There are different types of financing to consider. A loan provides a lump sum that must be repaid with interest, often through fixed monthly payments, while a line of credit offers revolving access to funds, with interest charges only on the amount you actually draw. However, keep in mind that interest rates on lines of credit can rise over time, increasing your borrowing costs.
Financing can also be used to fund purchases of inventory or equipment, helping you manage cash flow and support business growth when paired with strategic finance and part-time CFO services.
Financing Type | Best For | Cash Flow Impact |
|---|---|---|
Revenue-based financing | Businesses with predictable recurring revenue | Payments flex with your revenue |
Business line of credit | Flexible, as-needed capital | Interest only on what you draw |
SBA/Term loans | Large, defined expenditures | Fixed monthly payments |
Equity financing | High-growth plays with longer payback | No immediate cash outflow |
Lines of credit deserve special attention here. They provide a cash buffer you can access when needed without requiring you to use it immediately. This flexibility makes them particularly valuable for managing the cash fluctuations that come with growth. |
KPIs to monitor your growth and cash balance monthly
Tracking the right metrics prevents surprises and gives you time to course-correct. These five provide the clearest picture of how well you’re balancing growth spending against cash preservation, and they’re also central to measuring the ROI of strategic CFO services:
- Burn rate: Your net monthly cash outflow, showing how quickly you’re consuming reserves
- Cash runway: The number of months you can operate before current reserves run out
- Operating cash flow ratio: Cash generated from operations divided by current liabilities, indicating your ability to cover short-term obligations
- Growth spend as percentage of revenue: Keeps your growth investments proportional and sustainable
- Customer acquisition cost payback: How long it takes to recover the cost of acquiring a new customer through the revenue they generate
How to create your growth and cash reserve action plan
Turning these concepts into practice requires a repeatable process you can follow consistently and, for many owners, the support of a carefully chosen CFO advisory partner for growth.
1. Define your growth target and timeline
Start with a clear revenue or operational goal and a realistic timeframe. “We want to hit $10M” is a starting point. “We want to hit $10M in 24 months” is something you can actually plan around.

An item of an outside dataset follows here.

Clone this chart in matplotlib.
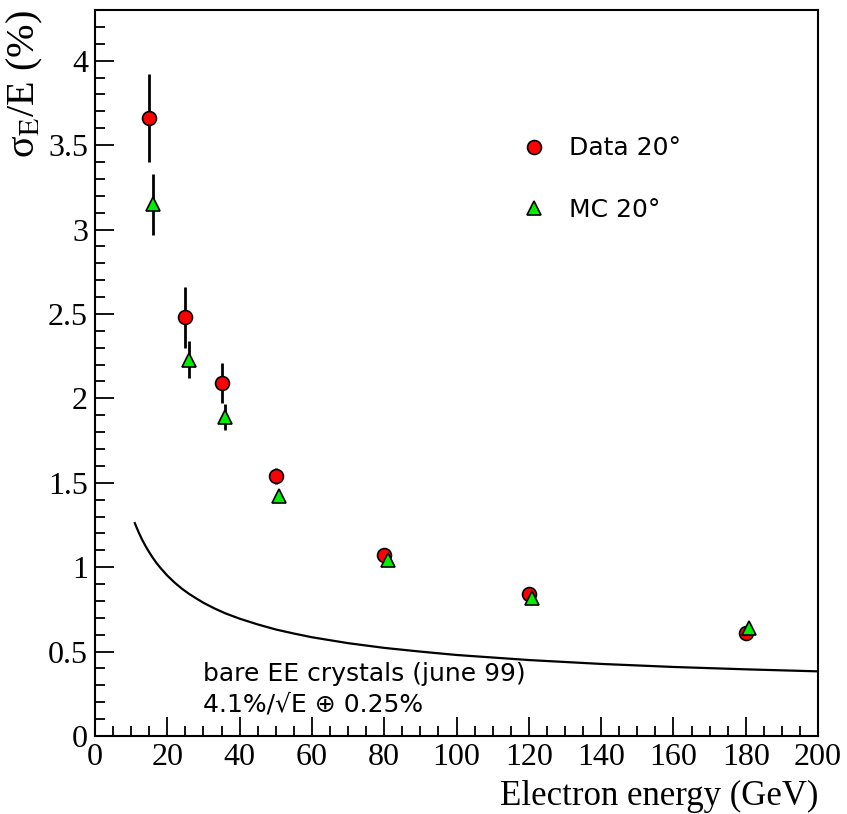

2. Audit your current cash position
Look at your actual liquid cash available today—not just your bank balance. Account for outstanding obligations, pending payments, and committed expenses to get an accurate picture.
3. Build a rolling cash forecast
Make your forecast a living document that gets updated weekly or every two weeks. This becomes your navigation system for growth decisions, showing you what’s ahead before you get there.
4. Set investment guardrails
Establish firm rules before approving new spending. For example: “We won’t let reserves drop below 3 months of operating expenses.” Guardrails like this prevent emotional decision-making when an exciting growth opportunity appears.
5. Establish a monthly review cadence
Regular check-ins comparing your actual cash position to your forecast let you adjust plans before small variances turn into major problems.
Build a financial strategy for sustainable business growth
Balancing growth and cash isn’t a one-time decision. It’s an ongoing discipline that requires consistent attention and regular adjustment. The businesses that scale successfully treat cash management as a strategic function rather than an administrative task they handle when they get around to it.
Having a financial partner who understands both growth strategy and cash management creates clarity and confidence. Think of it like a navigator charting the course while the captain steers the ship—the right CFO helps you see obstacles before you hit them and identifies paths around them, especially when you leverage fractional CFO services for growth and stability.
Talk to an expert at Bennett Financials to build a growth and cash strategy tailored to your business.
FAQs about balancing growth and cash reserves
How much cash reserve should a growing business maintain?
Most businesses aim for enough reserves to cover 3–6 months of operating expenses. The exact amount depends on how predictable your revenue is, how quickly your industry pays, and how fast you’re growing. Companies with longer sales cycles or less predictable revenue typically benefit from larger buffers.
What are the warning signs that growth is depleting cash reserves too quickly?
Watch for consistently declining bank balances, delayed vendor payments, difficulty meeting payroll on time, or regularly needing emergency credit to cover routine expenses. If cash shortfalls keep surprising you, your forecasting process likely needs work.
How can a business rebuild cash reserves after a major growth investment?
Focus on accelerating receivables collection, pausing non-essential spending, and directing a fixed percentage of all incoming revenue straight to reserves. Setting a specific target and timeline—like rebuilding to 4 months of expenses within 6 months—creates accountability and makes progress measurable.
How often should business owners reassess the balance between growth spending and cash reserves?
Monthly reviews of your cash position against your forecast allow for timely adjustments. Quarterly strategic reviews help ensure your growth plans still align with available capital and any changes in market conditions.
What role do treasury teams play in managing cash reserves during growth?
Treasury teams are crucial in managing a company’s cash reserves, especially during periods of growth. They oversee cash forecasting, monitor cash inflows and outflows, and ensure sufficient liquidity to meet operating expenses and capital expenditures. By coordinating with finance, sales, and operations departments, treasury teams help optimize cash reserves, manage debt and credit facilities, and implement strategies that balance funding growth initiatives while maintaining financial stability in the long run.